A woman takes a free rapid antigen test for COVID-19 at a testing center in Moscow.
When St Petersburg’s Polytechnic University announced on December 20, 2021, that dozens of students in college accommodation had contracted COVID-19 and were self-isolating in a facility outside the city, the news immediately prompted fears that the omicron variant surging in the West since early December, and leading to rates of illness and hospitalization not seen for months, had finally taken hold in Russia.
As relatives sought information, and the university failed to supply exact numbers of those who tested positive, it fell on independent sleuths to conclude that the majority of the cases could be attributed to the highly infectious new coronavirus variant.
"Active spread [of omicron] has begun," Aleksandr Solovyov, a prominent Russian doctor and member of the Federation of Laboratory Medicine, wrote on Facebook on December 21.
But a day after the incident, Anna Popova, the head of Russia’s coronavirus task force, said that only 41 omicron cases had been discovered in the country, without clarifying if they had resulted from local spread or had been detected in arrivals from abroad.
‘West-To-East Tidal Wave’
Such confusion and contradictory information may harm Russia’s preparedness as the country steels itself for what the World Health Organization (WHO) warns is a "west-to-east tidal wave" of omicron infections that will soon see half of Europe infected and may hit vaccine-skeptic populations like Russia’s the hardest.
"I am deeply concerned that, as the variant moves east, we have yet to see its full impact in countries where levels of vaccination uptake are lower, and where we will see more severe disease in the unvaccinated," Dr. Hans Kluge, the WHO’s regional director for Europe, said at a news conference on January 11.
In a meeting that same day, members of the Russian government’s coronavirus task force warned that the country may soon see six-figure daily infection rates if social distancing and other precautionary measures aren’t followed.
A doctor checks on patients in the COVID ward of a hospital in the city of Rostov-on-Don.
"Russia finds itself at a turning point," Health Minister Mikhail Murashko said in comments carried by TASS.

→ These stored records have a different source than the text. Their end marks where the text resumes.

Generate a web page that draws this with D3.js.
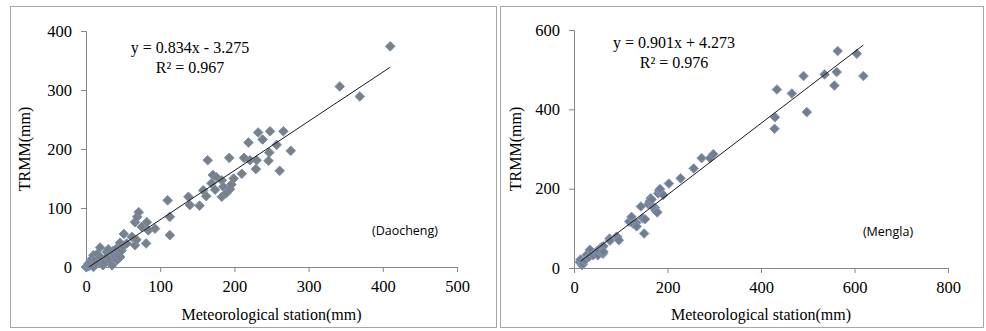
<!DOCTYPE html>
<html><head><meta charset="utf-8">
<script src="https://cdn.jsdelivr.net/npm/d3@7"></script>
<style>body{margin:0;background:#fff;} svg{display:block;} .serif{font-family:"Liberation Serif","Times New Roman",serif;}</style>
</head><body>
<svg id="c" width="986" height="331"></svg>
<script>
// Daocheng panel data [station, TRMM] (mm)
const daochengX = [0,2,3,4,5,6,8,10,10,12,14,15,19,19,23,25,28,28,30,32,35,36,37,39,41,42,44,46,46,48,50,51,55,62,66,66,68,69,71,75,81,82,84,93,110,113,113,138,140,153,158,162,164,169,171,174,176,183,183,185,189,193,194,196,199,210,213,219,221,229,230,232,238,246,247,248,257,261,266,276,342,369,410];
const daochengY = [0,1,5,2,3,8,14,20,0,12,6,22,33,17,3,8,25,17,30,11,3,27,23,17,31,12,20,41,17,28,35,56,40,51,37,76,46,85,93,68,40,76,62,65,113,85,54,119,105,104,130,120,181,142,156,131,152,147,119,136,125,185,132,140,150,158,185,211,181,166,181,228,216,180,194,230,207,163,230,197,306,289,374];
// Mengla panel data
const menglaX = [12,14,17,19,23,27,32,34,41,48,51,52,59,62,63,63,76,77,91,93,96,118,123,126,133,134,143,147,150,152,159,162,164,166,169,173,174,177,178,180,182,184,191,203,228,256,273,291,298,429,430,434,466,491,498,536,557,562,564,605,619];
const menglaY = [15,21,7,10,19,33,28,46,32,41,32,45,53,36,55,41,74,69,79,78,70,117,129,112,114,105,155,125,87,123,161,168,176,173,154,152,146,142,140,188,195,199,184,213,226,251,277,277,287,351,380,450,440,484,393,488,460,494,547,540,484];

const xTicksL = [0,100,200,300,400,500];
const yTicksL = [0,100,200,300,400];
const xTicksR = [0,200,400,600,800];
const yTicksR = [0,200,400,600];
const fitL = {slope:0.834, intercept:-3.275, from:4, to:410, eq:"y = 0.834x - 3.275", r2:"R² = 0.967", site:"(Daocheng)"};
const fitR = {slope:0.901, intercept:4.273, from:14, to:619, eq:"y = 0.901x + 4.273", r2:"R² = 0.976", site:"(Mengla)"};
const xTitle = "Meteorological station(mm)";
const yTitle = "TRMM(mm)";

const svg = d3.select("#c");
const SERIF = '"Liberation Serif","Times New Roman",serif';

function panel(cfg){
  const g = svg.append("g");
  g.append("rect").attr("x",cfg.frame[0]).attr("y",cfg.frame[1]).attr("width",cfg.frame[2]).attr("height",cfg.frame[3])
    .attr("fill","#fff").attr("stroke","#a6a6a6").attr("stroke-width",1);
  const x = d3.scaleLinear().domain(d3.extent(cfg.xTicks)).range([cfg.x0,cfg.x1]);
  const y = d3.scaleLinear().domain(d3.extent(cfg.yTicks)).range([cfg.y0,cfg.y1]);
  const xa = g.append("g").attr("transform",`translate(0,${cfg.y0})`)
    .call(d3.axisBottom(x).tickValues(cfg.xTicks).tickSize(5).tickPadding(8));
  const ya = g.append("g").attr("transform",`translate(${cfg.x0},0)`)
    .call(d3.axisLeft(y).tickValues(cfg.yTicks).tickSize(5).tickPadding(9));
  [xa,ya].forEach(a=>{
    a.attr("font-family",null).attr("font-size",null);
    a.selectAll("path,line").attr("stroke","#868686").attr("stroke-width",1);
    a.selectAll("text").style("font-family",SERIF).style("font-size","16.5px").attr("fill","#000");
  });
  const pts = cfg.xs.map((v,i)=>[v,cfg.ys[i]]);
  const s = 4.8;
  g.append("g").selectAll("path").data(pts).join("path")
    .attr("transform",d=>`translate(${x(d[0])},${y(d[1])})`)
    .attr("d",`M0,${-s}L${s},0L0,${s}L${-s},0Z`)
    .attr("fill",cfg.fill).attr("stroke",cfg.edge).attr("stroke-width",1);
  const f = cfg.fit;
  g.append("line").attr("x1",x(f.from)).attr("y1",y(f.slope*f.from+f.intercept))
    .attr("x2",x(f.to)).attr("y2",y(f.slope*f.to+f.intercept))
    .attr("stroke","#1a1a1a").attr("stroke-width",1);
  g.append("text").attr("x",cfg.eqX).attr("y",cfg.eqY).attr("text-anchor","middle")
    .style("font-family",SERIF).style("font-size","16px").text(f.eq);
  g.append("text").attr("x",cfg.eqX).attr("y",cfg.eqY+20).attr("text-anchor","middle")
    .style("font-family",SERIF).style("font-size","16px").text(f.r2);
  g.append("text").attr("x",cfg.siteX).attr("y",cfg.siteY).attr("text-anchor","middle")
    .style("font-family","Open Sans").style("font-size","12.5px").text(f.site);
  g.append("text").attr("x",(cfg.x0+cfg.x1)/2).attr("y",320).attr("text-anchor","middle")
    .style("font-family",SERIF).style("font-size","16px").text(xTitle);
  g.append("text").attr("transform",`translate(${cfg.ytX},${(cfg.y0+cfg.y1)/2}) rotate(-90)`).attr("text-anchor","middle")
    .style("font-family",SERIF).style("font-size","16px").text(yTitle);
}

panel({frame:[10.5,6.5,486,321], xTicks:xTicksL, yTicks:yTicksL, x0:86, x1:457, y0:267, y1:31,
  xs:daochengX, ys:daochengY, fit:fitL, fill:"#7f7f7f", edge:"#6d93c8",
  eqX:190, eqY:53, siteX:405, siteY:235, ytX:30});
panel({frame:[500.5,6.5,483,321], xTicks:xTicksR, yTicks:yTicksR, x0:574, x1:948, y0:268, y1:30,
  xs:menglaX, ys:menglaY, fit:fitR, fill:"#717e92", edge:"#8a9cb8",
  eqX:674, eqY:48, siteX:888, siteY:236, ytX:521});
</script>
</body></html>
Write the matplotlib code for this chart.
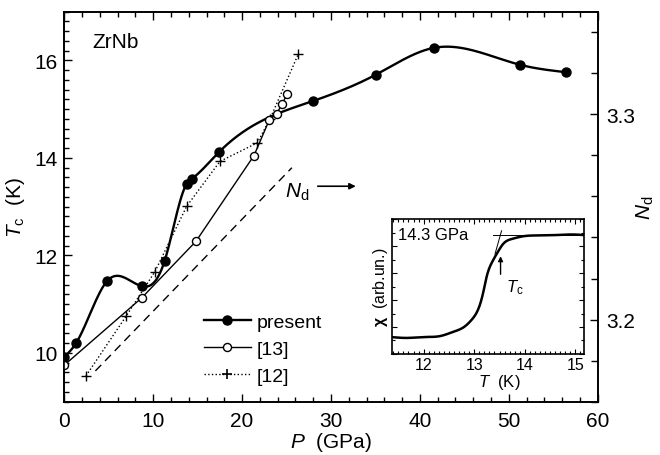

With stubbornly low vaccination rates despite rolling out the world’s first approved coronavirus shot in August 2020, Russia is facing the likelihood of a surge in coming weeks as omicron cases rise. Despite evidence from multiple countries suggesting the fast-spreading omicron causes less severe illnesses than previous variants, the WHO has warned that the unvaccinated remain at high risk.
According to Our World In Data, 47 percent of Russia’s population has been fully vaccinated. That figure compares to 62 percent of the population in the United States and an average of 70 percent of the population across the countries of the European Union.
And, according to the Russian government, only 5 percent of the population has received a booster shot. Sociologists and health experts say that widespread distrust toward the authorities has severely hobbled the vaccination drive and helped accelerate the rate of infections in Russia.
The politicized rollout of the Sputnik V vaccine after its approval in August 2020, critics say, was not followed by an outreach campaign aimed at persuading weary Russians. No celebrities or senior officials have been vaccinated on camera, and the Kremlin announced only in March 2021 that Putin had received the first dose of a vaccine, without providing any video footage or saying which shot he had been given.
A Russian health worker administers a vaccine shot in Moscow.
Official statements have continued to add to the confusion. On January 11, coronavirus task force head Popova said that the country had confirmed 305 cases of omicron infection. But, according to an analysis by the Kommersant newspaper published two days before Popova’s statement, sequencing data submitted by Russian health experts to international databases suggests that at least 32 percent of the more than 15,000 coronavirus cases recorded in the country each day are omicron.
Murashko, the health minister, said on January 6 that the highly infectious variant is now spreading locally, despite the previous assurances that all new omicron cases had come from abroad.
Russian Health Minister Mikhail Murashko (file photo)
"Omicron has launched a new wave of the pandemic," the Rossia-24 state news channel declared on January 11 in a report that encouraged Russians to get vaccinated or receive booster shots to blunt the force of the new variant’s spread, setting the tone for the TV reports that followed.
Some have dismissed calls for concern. The first week of 2022 saw Russia record the lowest average daily case load since June 2021, prompting optimism as the country began an extended annual holiday following New Year’s Eve celebrations. But distrust in official figures remains high amid evidence that they are regularly doctored, and experts insist Russia’s omicron epidemic is yet to really begin.
"If we see that omicron cases [in Western countries] are generally mild, we need to remember that those are countries where most older people are vaccinated," epidemiologist Vasily Vlasov told the Dozhd TV channel. "I certainly wouldn’t assume that everything will pass as easily here.